The collider is more than a year behind schedule because its unconventional design has proven more challenging than scientists had expected. It had been hoped that the collider--which uses a 2-mile-long linear accelerator that is 20 years old--would be able to produce subatomic particles at a fraction of the cost of colliders of conventional design by firing the particles into two opposing arcs and bringing them together at a collision point. But there have been many problems with the Stanford facility.
It now appears likely that a competing collider--built at about 10 times the cost of the Stanford facility and of a conventional, circular design--will beat Stanford to the punch when it starts operating near Geneva sometime next year. Both facilities are designed to produce “Z” particles, which are believed to be the bearers of the “weak” force that allows some elements to decay into other forms, a process that sometimes releases radioactivity.
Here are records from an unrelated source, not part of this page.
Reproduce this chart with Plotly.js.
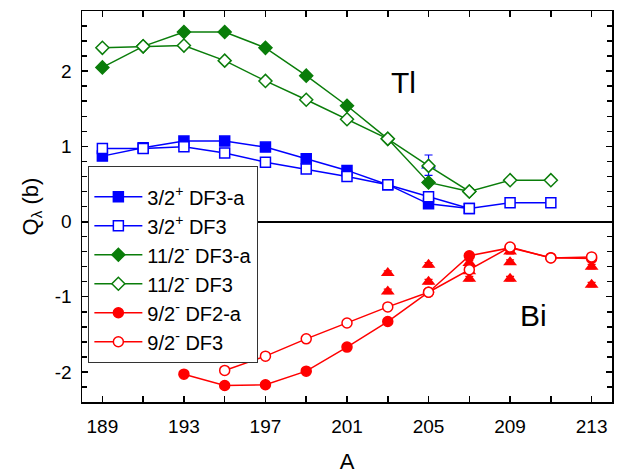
<!DOCTYPE html>
<html>
<head>
<meta charset="utf-8">
<script src="https://cdn.plot.ly/plotly-3.0.1.min.js"></script>
<style>html,body{margin:0;padding:0;background:#fff;}</style>
</head>
<body>
<div id="chart" style="width:625px;height:474px;"></div>
<script>
// Tl isotopes
const tlA_a = [189,191,193,195,197,199,201,203,205,207];
const tlA_b = [189,191,193,195,197,199,201,203,205,207,209,211];
const q32_DF3a = [0.87,0.98,1.07,1.07,0.99,0.835,0.68,0.49,0.235,0.175];
const q32_DF3  = [0.97,0.97,0.995,0.91,0.79,0.70,0.60,0.49,0.33,0.175,0.25,0.25];
const q112_DF3a = [2.05,2.33,2.52,2.52,2.31,1.94,1.54,1.10,0.52,0.40];
const q112_DF3  = [2.31,2.33,2.34,2.14,1.87,1.62,1.36,1.10,0.74,0.40,0.55,0.55];
// Bi isotopes
const biA_a = [193,195,197,199,201,203,205,207,209,211,213];
const biA_b = [195,197,199,201,203,205,207,209,211,213];
const q92_DF2a = [-2.03,-2.18,-2.17,-1.99,-1.67,-1.33,-0.94,-0.455,-0.35,-0.48,-0.49];
const q92_DF3  = [-1.98,-1.79,-1.56,-1.35,-1.135,-0.94,-0.64,-0.34,-0.485,-0.47];
// experimental
const tlExpA = [205];
const tlExpQ = [0.75];
const tlExpErr = [0.135];
const biExpA = [203,203,205,205,207,207,207,209,209,209,213,213];
const biExpQ = [-0.685,-0.93,-0.575,-0.80,-0.55,-0.66,-0.76,-0.40,-0.54,-0.76,-0.60,-0.84];
const biExpErr = [0.03,0.03,0.03,0.03,0.03,0.03,0.03,0.03,0.03,0.03,0.03,0.03];

const legendNames = ['3/2<sup>+</sup> DF3-a','3/2<sup>+</sup> DF3','11/2<sup>-</sup> DF3-a','11/2<sup>-</sup> DF3','9/2<sup>-</sup> DF2-a','9/2<sup>-</sup> DF3'];
const xTicks = [189,193,197,201,205,209,213];
const yTicks = [-2,-1,0,1,2];
const yTickText = ['-2','-1','0','1','2'];

const BLUE='#0000ff', GREEN='#0a7d0a', RED='#ff0000';
const F = 'Arial, "Liberation Sans", sans-serif';

function tr(x,y,name,color,symbol,filled,size,grp){
  return {x:x,y:y,name:name,type:'scatter',mode:'lines+markers',legendgroup:grp,
    line:{color:color,width:1.5},
    marker:{symbol:symbol,size:size,color:filled?color:'#ffffff',line:{color:color,width:1.5}}};
}
const traces = [
  {x:tlExpA,y:tlExpQ,type:'scatter',mode:'markers',showlegend:false,
   marker:{symbol:'triangle-up',size:13,color:BLUE},
   error_y:{type:'data',array:tlExpErr,visible:true,color:BLUE,thickness:1.2,width:4}},
  {x:biExpA,y:biExpQ,type:'scatter',mode:'markers',showlegend:false,
   marker:{symbol:'triangle-up',size:12,color:RED},
   error_y:{type:'data',array:biExpErr,visible:true,color:RED,thickness:1.2,width:4}},
  tr(tlA_a,q32_DF3a,legendNames[0],BLUE,'square',true,10,'g1'),
  tr(tlA_b,q32_DF3,legendNames[1],BLUE,'square',false,10,'g2'),
  tr(tlA_a,q112_DF3a,legendNames[2],GREEN,'diamond',true,10,'g3'),
  tr(tlA_b,q112_DF3,legendNames[3],GREEN,'diamond',false,10,'g4'),
  tr(biA_a,q92_DF2a,legendNames[4],RED,'circle',true,10,'g5'),
  tr(biA_b,q92_DF3,legendNames[5],RED,'circle',false,10,'g6')
];

const layout = {
  width:625,height:474,
  margin:{l:82,r:13,t:11,b:72,pad:0},
  paper_bgcolor:'#fff',plot_bgcolor:'#fff',
  font:{family:F,color:'#000',size:19},
  showlegend:true,
  xaxis:{range:[188,214],tickmode:'array',tickvals:xTicks,ticktext:xTicks.map(String),
    ticks:'inside',ticklen:6,tickwidth:1.5,tickcolor:'#000',
    minor:{tickmode:'linear',tick0:189,dtick:2,ticks:'inside',ticklen:6,tickwidth:1.5,tickcolor:'#000'},
    showline:true,linewidth:1.5,linecolor:'#000',mirror:'ticks',
    showgrid:false,zeroline:false,ticklabelstandoff:7,
    tickfont:{size:19,family:F},
    title:{text:'A',font:{size:22,family:F},standoff:17}},
  yaxis:{range:[-2.4,2.8],tickmode:'array',tickvals:yTicks,ticktext:yTickText,
    ticks:'inside',ticklen:6,tickwidth:1.5,tickcolor:'#000',
    minor:{tickmode:'linear',tick0:0,dtick:0.2,ticks:'inside',ticklen:5,tickwidth:1.5,tickcolor:'#000'},
    showline:true,linewidth:1.5,linecolor:'#000',mirror:'ticks',
    showgrid:false,zeroline:true,zerolinecolor:'#000',zerolinewidth:2,
    ticklabelstandoff:5,tickfont:{size:19,family:F},
    title:{text:'Q<sub>λ</sub> (b)',font:{size:22,family:F},standoff:10}},
  legend:{x:0.012,y:0.604,xanchor:'left',yanchor:'top',bgcolor:'#fff',
    bordercolor:'#333',borderwidth:1,font:{size:20,family:F},
    title:{text:'\u00a0',font:{size:8,family:F}},
    traceorder:'grouped',tracegroupgap:0,itemwidth:48},
  annotations:[
    {x:203.75,y:1.85,xref:'x',yref:'y',text:'Tl',showarrow:false,font:{size:30,family:F,color:'#000'}},
    {x:210.15,y:-1.25,xref:'x',yref:'y',text:'Bi',showarrow:false,font:{size:30,family:F,color:'#000'}}
  ]
};
Plotly.newPlot('chart',traces,layout,{displayModeBar:false,staticPlot:true});
</script>
</body>
</html>
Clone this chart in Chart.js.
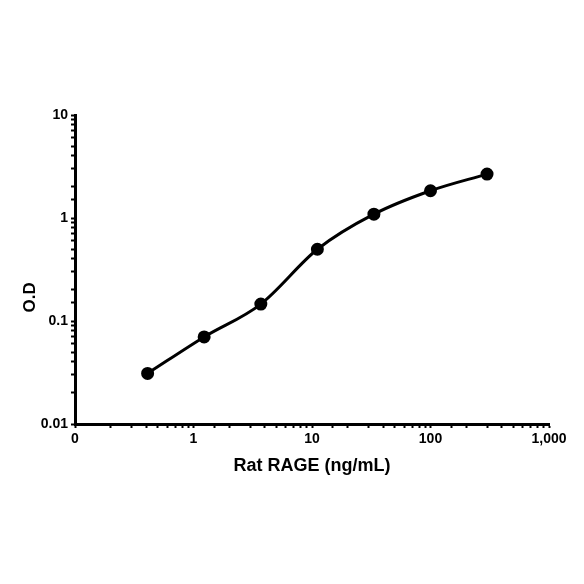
<!DOCTYPE html>
<html>
<head>
<meta charset="utf-8">
<script src="https://cdn.jsdelivr.net/npm/chart.js@4.4.1/dist/chart.umd.min.js"></script>
<style>
    body { margin: 0; background: #fff; }
    #wrap { width: 584px; height: 584px; }
</style>
</head>
<body>
<div id="wrap"><canvas id="odChart" width="584" height="584"></canvas></div>
<script>
// du lieu doc tu hinh
const concentrations = [0.41, 1.23, 3.7, 11.1, 33.3, 100, 300];
const odValues = [0.031, 0.070, 0.146, 0.497, 1.09, 1.84, 2.67];
const xTickValues = [0.1, 1, 10, 100, 1000];
const xTickLabels = ["0", "1", "10", "100", "1,000"];
const yTickValues = [0.01, 0.1, 1, 10];
const yTickLabels = ["0.01", "0.1", "1", "10"];
const yTitle = "O.D";
const xTitle = "Rat RAGE (ng/mL)";

const points = concentrations.map((c, i) => ({ x: c, y: odValues[i] }));
const font = "'Liberation Sans', Arial, sans-serif";

function labelFor(values, labels) {
    return function (value) {
        for (let i = 0; i < values.length; i++) {
            if (Math.abs(value - values[i]) < values[i] * 1e-6) return labels[i];
        }
        return "";
    };
}

// tieu de truc y hoi lech xuong duoi giong hinh goc
const yTitlePlugin = {
    id: "yTitle",
    afterDraw(chart) {
        const c = chart.ctx;
        const area = chart.chartArea;
        c.save();
        c.translate(30, area.top + (area.bottom - area.top) * 0.59);
        c.rotate(-Math.PI / 2);
        c.font = "bold 17px " + font;
        c.fillStyle = "#000";
        c.textAlign = "center";
        c.textBaseline = "middle";
        c.fillText(yTitle, 0, 0);
        c.restore();
    },
};

const ctx = document.getElementById("odChart").getContext("2d");
const odChart = new Chart(ctx, {
    type: "scatter",
    data: {
        datasets: [
            {
                data: points,
                showLine: true,
                borderColor: "#000",
                backgroundColor: "#000",
                borderWidth: 3,
                pointRadius: 5,
                pointBackgroundColor: "#000",
                cubicInterpolationMode: "monotone",
            },
        ],
    },
    options: {
        responsive: false,
        animation: false,
        devicePixelRatio: 1,
        layout: { padding: { left: 0, right: 35, top: 115, bottom: 100 } },
        plugins: { legend: { display: false }, tooltip: { enabled: false } },
        scales: {
            x: {
                type: "logarithmic",
                min: 0.1,
                max: 1000,
                afterFit: (scale) => { scale.height = 60; },
                border: { color: "#000", width: 3 },
                grid: { drawOnChartArea: false, color: "#000", tickLength: 4, tickWidth: 2 },
                ticks: {
                    autoSkip: false,
                    maxRotation: 0,
                    padding: 3,
                    color: "#000",
                    font: { family: font, size: 14, weight: "bold" },
                    callback: labelFor(xTickValues, xTickLabels),
                },
                title: {
                    display: true,
                    text: xTitle,
                    color: "#000",
                    font: { family: font, size: 18, weight: "bold" },
                    padding: { top: 0, bottom: 7 },
                },
            },
            y: {
                type: "logarithmic",
                min: 0.01,
                max: 10,
                afterFit: (scale) => { scale.width = 75; },
                border: { color: "#000", width: 3 },
                grid: { drawOnChartArea: false, color: "#000", tickLength: 4, tickWidth: 2 },
                ticks: {
                    autoSkip: false,
                    padding: 3,
                    color: "#000",
                    font: { family: font, size: 14, weight: "bold" },
                    callback: labelFor(yTickValues, yTickLabels),
                },
            },
        },
    },
    plugins: [yTitlePlugin],
});
</script>
</body>
</html>
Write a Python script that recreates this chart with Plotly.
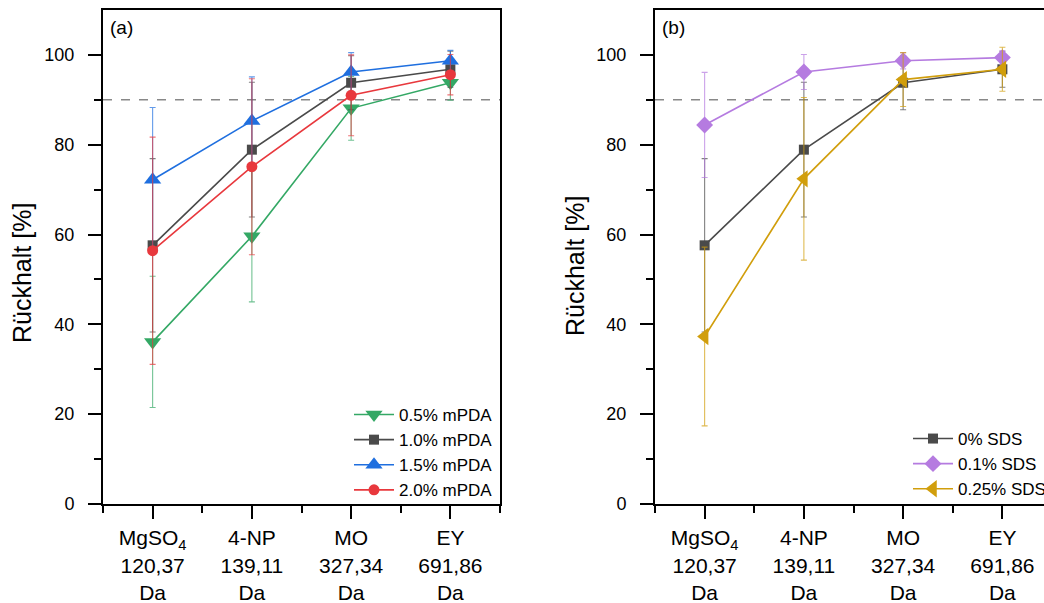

Only a few dozen “Z” particles have been captured, all of them in Europe, and scientists at Stanford had hoped to produce tens of thousands by the time the new European facility comes on line. “Z” particles survive only momentarily in the debris of violent collisions of electrons, which are negatively charged, and positrons, which are positively charged.
After months of frustration, Stanford officials concluded earlier this summer that they would have to make major modifications in their collider if it is ever to work for long enough periods to produce the elusive particles in significant numbers.
Monday morning at 6 a.m., Nobel laureate Burton Richter, director of the Stanford Linear Accelerator Center, led a team down to the collider and officially shut it off.
“We’re shutting it down for repairs,” Riordan said. “What we are trying to do is make some of the improvements that are needed up and down the machine, and we can’t do that without shutting it down.” Riordan said that the modifications are expected to cost “in the millions of dollars.”
Scientists hope to increase the intensity of the beams of electrons and positrons, packing more particles into the beams that are to collide inside a giant detector where the event will be recorded, Riordan said. Unless the “packets” of electrons and positrons are tightly packed, the beams will pass through each other without any collisions.
As they have struggled over the last few months to make their machine work, scientists at Stanford have been bedeviled by subatomic particles called “muons” that are created when the beams brush against the sides of the pipe in which they travel. Muons clutter the background, making it far more difficult for physicists to separate the particles they are seeking from the junk that surrounds them.
To solve that problem, giant magnets weighing many tons will be placed inside the collider to deflect the muons away from the sensitive detectors that tell the story of the collisions.
“These are big, bulky, heavy devices,” Riordan said. “It will take time to move them in there.”
While the repairs are being made to the collider, the 2-mile-long race track through which the electrons and positrons are accelerated will continue operating in support of other experiments at the center. For the last two years, most other projects have been shelved while work proceeded on the collider.